Another chimed in and wrote:  “As frustrating [as] the MBTA  is, you have to appreciate when everything runs flawlessly on a day like today.”

James Wall said it was “a pretty damn good commute in all things considered,” while he was on the Red Line, which is often met by breakdowns and overcrowding.

MBTA officials were quick to notice the change in attitude as compliments started to drop into their Twitter stream almost as quickly as the snow was hitting the ground. The kind words seemed to be a drastic change in how they handle a typical morning’s commute. “Our crews have been working tirelessly to prepare for this storm and are continuing to work through it. We’re very happy most of our customers experienced smooth commutes at the height of this storm,” said T spokesperson Kelly Smith.

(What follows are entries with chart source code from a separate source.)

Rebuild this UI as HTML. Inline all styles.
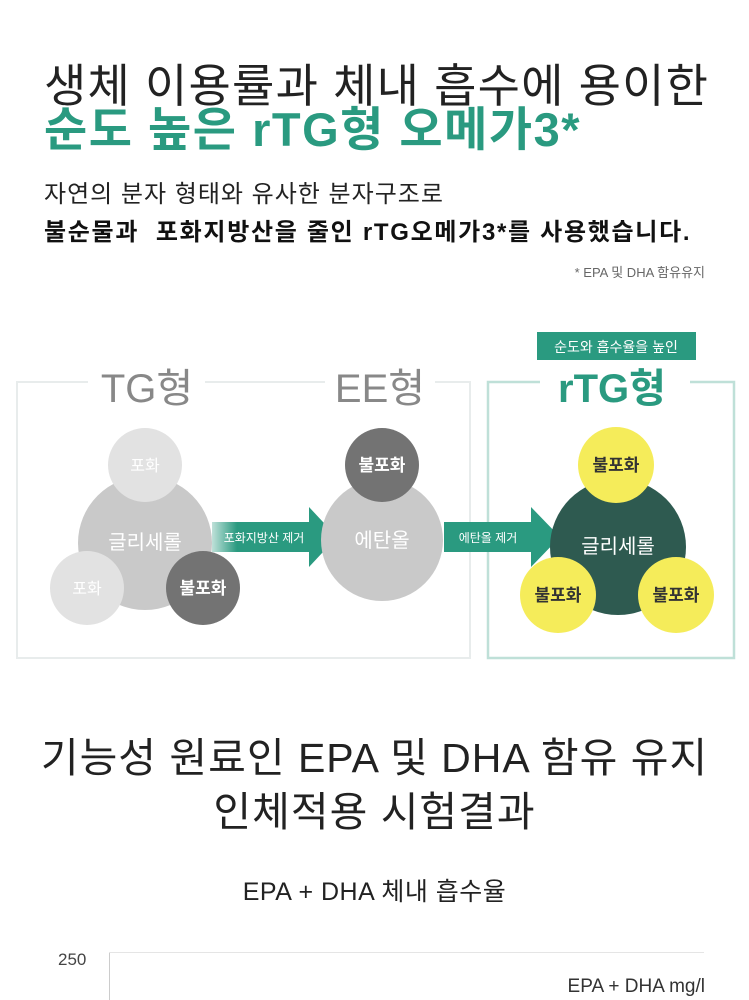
<!DOCTYPE html>
<html><head><meta charset="utf-8"><style>
body{margin:0;width:749px;height:1000px;overflow:hidden;background:#fff;font-family:"Liberation Sans","Noto Sans CJK KR",sans-serif;}
.t{position:absolute;white-space:nowrap;}
</style></head><body>
<div class="t" style="left:44px;top:50px;font-size:46px;color:#222;letter-spacing:1.2px;">생체 이용률과 체내 흡수에 용이한</div>
<div class="t" style="left:44px;top:91px;font-size:47px;color:#2a9a80;font-weight:bold;letter-spacing:1.5px;">순도 높은 rTG형 오메가3*</div>
<div class="t" style="left:44px;top:174px;font-size:24px;color:#222;letter-spacing:1px;">자연의 분자 형태와 유사한 분자구조로</div>
<div class="t" style="left:44px;top:212px;font-size:24px;color:#111;font-weight:bold;letter-spacing:1.7px;">불순물과&nbsp; 포화지방산을 줄인 rTG오메가3*를 사용했습니다.</div>
<div class="t" style="right:44px;top:262px;font-size:13px;color:#666;">* EPA 및 DHA 함유유지</div>

<svg style="position:absolute;left:0;top:0" width="749" height="700" font-family="Liberation Sans, Noto Sans CJK KR, sans-serif">
<defs><linearGradient id="ag" x1="0" x2="1"><stop offset="0" stop-color="#2a9a80" stop-opacity="0.3"/><stop offset="0.2" stop-color="#2a9a80"/></linearGradient></defs>
<path d="M88 382 H17 V658 H470 V382 H435 M205 382 H325 M440 382 H470" fill="none" stroke="#e8ecec" stroke-width="2"/>
<path d="M540 382 H488 V658 H734 V382 H690" fill="none" stroke="#bfe0d8" stroke-width="2.5"/>
<rect x="537" y="332" width="159" height="28" fill="#2a9a80"/>
<text x="616" y="352" font-size="14" fill="#fff" text-anchor="middle">순도와 흡수율을 높인</text>
<text x="147" y="402" font-size="40" fill="#888" text-anchor="middle">TG형</text>
<text x="380" y="402" font-size="40" fill="#888" text-anchor="middle">EE형</text>
<text x="612" y="402" font-size="40" fill="#2a9a80" font-weight="bold" text-anchor="middle">rTG형</text>
<circle cx="145" cy="543" r="67" fill="#c9c9c9"/>
<circle cx="145" cy="465" r="37" fill="#e2e2e2"/>
<circle cx="87" cy="588" r="37" fill="#e2e2e2"/>
<circle cx="203" cy="588" r="37" fill="#737373"/>
<text x="145" y="471" font-size="16" fill="#fff" text-anchor="middle">포화</text>
<text x="145" y="549" font-size="20" fill="#fff" text-anchor="middle">글리세롤</text>
<text x="87" y="594" font-size="16" fill="#fff" text-anchor="middle">포화</text>
<text x="203" y="594" font-size="17" fill="#fff" font-weight="bold" text-anchor="middle">불포화</text>
<path d="M212 522 H309 V507 L337 537 L309 567 V552 H212Z" fill="url(#ag)"/>
<text x="264" y="542" font-size="12" fill="#fff" text-anchor="middle">포화지방산 제거</text>
<circle cx="382" cy="540" r="61" fill="#c9c9c9"/>
<circle cx="382" cy="465" r="37" fill="#737373"/>
<text x="382" y="471" font-size="17" fill="#fff" font-weight="bold" text-anchor="middle">불포화</text>
<text x="382" y="547" font-size="20" fill="#fff" text-anchor="middle">에탄올</text>
<path d="M444 522 H531 V507 L560 537 L531 567 V552 H444Z" fill="#2a9a80"/>
<text x="488" y="542" font-size="12" fill="#fff" text-anchor="middle">에탄올 제거</text>
<circle cx="618" cy="547" r="68" fill="#2e5a50"/>
<text x="618" y="553" font-size="20" fill="#fff" text-anchor="middle">글리세롤</text>
<circle cx="616" cy="465" r="38" fill="#f5ec5a"/>
<circle cx="558" cy="595" r="38" fill="#f5ec5a"/>
<circle cx="676" cy="595" r="38" fill="#f5ec5a"/>
<text x="616" y="471" font-size="17" fill="#333" font-weight="bold" text-anchor="middle">불포화</text>
<text x="558" y="601" font-size="17" fill="#333" font-weight="bold" text-anchor="middle">불포화</text>
<text x="676" y="601" font-size="17" fill="#333" font-weight="bold" text-anchor="middle">불포화</text>
</svg>

<div class="t" style="left:0;width:749px;text-align:center;top:724px;font-size:41px;color:#222;letter-spacing:1px;">기능성 원료인 EPA 및 DHA 함유 유지</div>
<div class="t" style="left:0;width:749px;text-align:center;top:778px;font-size:41px;color:#222;letter-spacing:1px;">인체적용 시험결과</div>
<div class="t" style="left:0;width:749px;text-align:center;top:872px;font-size:25px;color:#222;letter-spacing:0.5px;">EPA + DHA 체내 흡수율</div>
<div class="t" style="left:58px;top:950px;font-size:17px;color:#444;">250</div>
<div style="position:absolute;left:109px;top:952px;width:1px;height:48px;background:#ccc"></div>
<div style="position:absolute;left:109px;top:952px;width:595px;height:1px;background:#e5e5e5"></div>
<div class="t" style="right:44px;top:976px;font-size:19px;color:#333;">EPA + DHA mg/l</div>
</body></html>
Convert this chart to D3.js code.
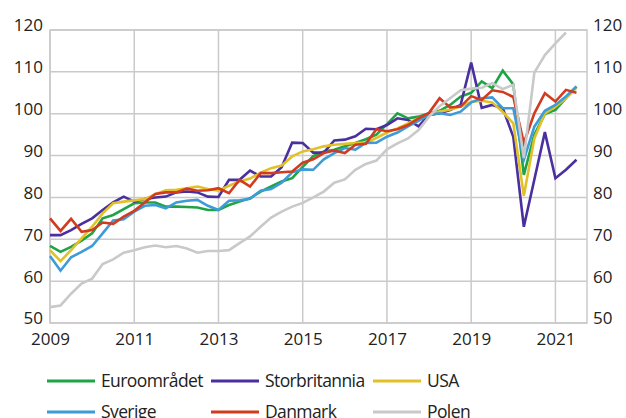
<!DOCTYPE html>
<html>
<head>
<meta charset="utf-8">
<script src="https://cdn.jsdelivr.net/npm/d3@7"></script>
<style>
  body { margin: 0; background: #fff; }
  svg text { font-family: "Open Sans", "Noto Sans", sans-serif; fill: #222; }
</style>
</head>
<body>
<svg id="chart" width="626" height="418"></svg>
<script>
// quarterly, 2009Q1 .. 2021Q3
const startYear = 2009;
const euroomradet = [68.4, 67.0, 68.2, 69.7, 71.4, 75.0, 75.8, 77.2, 78.6, 78.8, 78.8, 77.8, 77.8, 77.7, 77.6, 77.0,
  77.0, 78.2, 79.0, 79.8, 81.4, 82.6, 83.8, 84.6, 87.3, 89.9, 91.0, 91.4, 92.2, 93.0, 93.9, 95.0,
  97.5, 100.1, 98.9, 99.3, 100.1, 100.7, 102.1, 104.1, 105.0, 107.7, 106.1, 110.3, 107.0, 85.4, 95.0, 99.9, 100.9, 103.7, 106.5];
const storbritannia = [71.0, 71.0, 72.2, 73.7, 75.0, 77.0, 78.8, 80.2, 79.0, 79.6, 80.0, 80.2, 81.2, 81.4, 81.2, 80.2,
  80.1, 84.2, 84.2, 86.4, 85.0, 85.0, 87.2, 93.1, 93.0, 90.7, 90.7, 93.6, 93.8, 94.6, 96.4, 96.3,
  97.3, 98.9, 98.5, 97.0, 99.7, 100.1, 100.9, 102.1, 112.2, 101.4, 102.1, 101.3, 94.5, 73.0, 84.3, 95.6, 84.6, 86.6, 89.0];
const usa = [67.4, 64.8, 67.4, 70.2, 73.0, 76.2, 78.6, 79.0, 79.3, 79.6, 80.8, 81.7, 81.8, 82.2, 82.6, 82.0,
  81.6, 82.8, 83.8, 84.5, 85.9, 87.0, 87.6, 89.8, 91.0, 91.5, 92.2, 92.6, 92.8, 93.0, 93.1, 94.2,
  95.5, 96.5, 97.7, 98.9, 99.8, 100.5, 101.0, 101.7, 102.8, 103.1, 102.7, 100.4, 97.7, 80.4, 94.1, 100.1, 101.7, 103.7, 106.2];
const sverige = [66.0, 62.5, 65.7, 67.0, 68.4, 71.4, 74.5, 74.8, 76.6, 78.0, 78.2, 77.4, 78.8, 79.2, 79.4, 78.0,
  77.0, 79.2, 79.3, 79.7, 81.6, 82.0, 83.5, 86.0, 86.7, 86.6, 89.1, 90.6, 91.8, 91.4, 93.0, 93.1,
  94.5, 95.5, 97.0, 98.3, 99.7, 100.1, 99.7, 100.5, 102.7, 103.7, 103.9, 101.3, 101.3, 89.0, 96.9, 100.7, 102.1, 104.1, 106.5];
const danmark = [75.0, 72.0, 74.9, 71.8, 72.2, 74.0, 73.7, 75.4, 76.8, 78.8, 80.8, 81.2, 81.2, 82.1, 81.6, 81.7,
  82.2, 81.0, 84.2, 82.6, 85.8, 85.8, 86.0, 86.2, 88.3, 89.1, 90.6, 91.2, 90.6, 92.6, 92.8, 96.3,
  95.8, 96.3, 97.3, 98.9, 100.2, 103.7, 101.5, 101.7, 104.2, 103.3, 105.6, 105.2, 104.0, 93.0, 100.1, 104.9, 102.9, 105.7, 105.0];
// Polen ends 2021Q2
const polen = [53.8, 54.2, 57.0, 59.4, 60.6, 64.1, 65.2, 66.8, 67.4, 68.1, 68.5, 68.1, 68.4, 67.8, 66.8, 67.2,
  67.2, 67.4, 69.1, 70.7, 73.0, 75.2, 76.6, 77.8, 78.7, 80.0, 81.4, 83.5, 84.3, 86.6, 88.0, 88.8,
  91.5, 92.9, 94.1, 96.1, 99.3, 101.8, 103.7, 105.6, 106.0, 106.2, 107.3, 105.9, 106.9, 89.4, 109.8, 114.0, 116.8, 119.4];

const seriesNames = ["Euroområdet", "Storbritannia", "USA", "Sverige", "Danmark", "Polen"];
const seriesValues = [euroomradet, storbritannia, usa, sverige, danmark, polen];
const seriesColors = ["#1fa345", "#4a2f9e", "#e2c128", "#3d9bd8", "#d13b1f", "#c9c9c9"];
const yTicks = [50, 60, 70, 80, 90, 100, 110, 120];
const xTicks = [2009, 2011, 2013, 2015, 2017, 2019, 2021];

const svg = d3.select("#chart");
const margin = { top: 30, right: 39, bottom: 95, left: 50 };
const width = 626 - margin.left - margin.right;
const height = 418 - margin.top - margin.bottom;

const x = d3.scaleLinear().domain([2009, 2021.75]).range([0, width]);
const y = d3.scaleLinear().domain([50, 120]).range([height, 0]);

const g = svg.append("g").attr("transform", `translate(${margin.left},${margin.top})`);

// grid
g.append("g").selectAll("line").data(yTicks).join("line")
  .attr("x1", 0).attr("x2", width)
  .attr("y1", d => y(d)).attr("y2", d => y(d))
  .attr("stroke", "#cacaca").attr("stroke-width", 1.5);
g.append("g").selectAll("line").data(xTicks).join("line")
  .attr("x1", d => x(d)).attr("x2", d => x(d))
  .attr("y1", 0).attr("y2", height)
  .attr("stroke", "#cacaca").attr("stroke-width", 1.5);
g.append("rect").attr("width", width).attr("height", height)
  .attr("fill", "none").attr("stroke", "#cacaca").attr("stroke-width", 1.5);

// axes (text only)
const axisLeft = g.append("g").call(d3.axisLeft(y).tickValues(yTicks).tickSize(0).tickPadding(7));
const axisRight = g.append("g").attr("transform", `translate(${width},0)`)
  .call(d3.axisRight(y).tickValues(yTicks).tickSize(0).tickPadding(6));
const axisBottom = g.append("g").attr("transform", `translate(0,${height})`)
  .call(d3.axisBottom(x).tickValues(xTicks).tickFormat(d3.format("d")).tickSize(0).tickPadding(10));
[axisLeft, axisRight, axisBottom].forEach(a => {
  a.select(".domain").remove();
  a.selectAll("text").style("font-size", "17px").attr("fill", "#222")
    .style("font-family", '"Open Sans", "Noto Sans", sans-serif');
});
// labels sit a little above their grid line
axisLeft.selectAll("text").attr("dy", "0.05em");
axisRight.selectAll("text").attr("dy", "0.05em");

// lines
const line = d3.line()
  .x((d, i) => x(startYear + i / 4))
  .y(d => y(d));

g.selectAll(".series").data(seriesValues).join("path")
  .attr("class", "series")
  .attr("fill", "none")
  .attr("stroke", (d, i) => seriesColors[i])
  .attr("stroke-width", 2.6)
  .attr("stroke-linejoin", "miter")
  .attr("d", line);

// legend (second row is cut by the bottom edge, as in the source)
const legendX = [47, 211, 373];
const legendY = [381, 412];
const legend = svg.append("g");
seriesNames.forEach((name, i) => {
  const lx = legendX[i % 3], ly = legendY[Math.floor(i / 3)];
  legend.append("line").attr("x1", lx).attr("x2", lx + 48)
    .attr("y1", ly).attr("y2", ly)
    .attr("stroke", seriesColors[i]).attr("stroke-width", 3);
  legend.append("text").attr("x", lx + 54).attr("y", ly).attr("dy", "0.35em")
    .style("font-size", "17.5px").style("letter-spacing", "-0.6px").text(name);
});
</script>
</body>
</html>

A couple factors could come into play as to why commuters weren’t complaining as much as they usually do while trekking into work, and relying on the various transit lines to do so.

For one, a snowy day with school cancelations, and city and state offices shutdown means the swell of the typical amount of passengers that take the T  significantly decreased, making it easier to jam into train cars, and find space to stand while waiting for a train’s arrival at a station. “Better than any other this year,” one rider said about the Wednesday morning commute. “Turns out the problem on the MBTA is people, not the trains.”

This may be true. Not having to deal with the sniffling, sneezing, and often-ornery characters that crowd the train cars on a typical morning is bound to make the commute feel more relaxed.

But not all the blame can be taken off of the transit agency. As has been proven multiple times this season—which has been colder than most in recent memory—trains have died, time and time again. This has been happening on all of the lines, and often seems to occur during peak hours when riders are either heading into the city, or trying to escape it after a long day in the office.

But, alas, not everybody is perfect, especially the T. While trains seemed to be running on time when people needed them to be, people that rely on the Commuter Rail didn’t have as much luck in certain spots on Wednesday, and faced some setbacks due to delays. Various bus lines, which were running on snow routes, also saw some delays, according to T alerts.

And even still, some riders remained cautious about what could unfold the rest of the day. “Hopefully they aren’t jinxing the P.M. commute,” one person tweeted.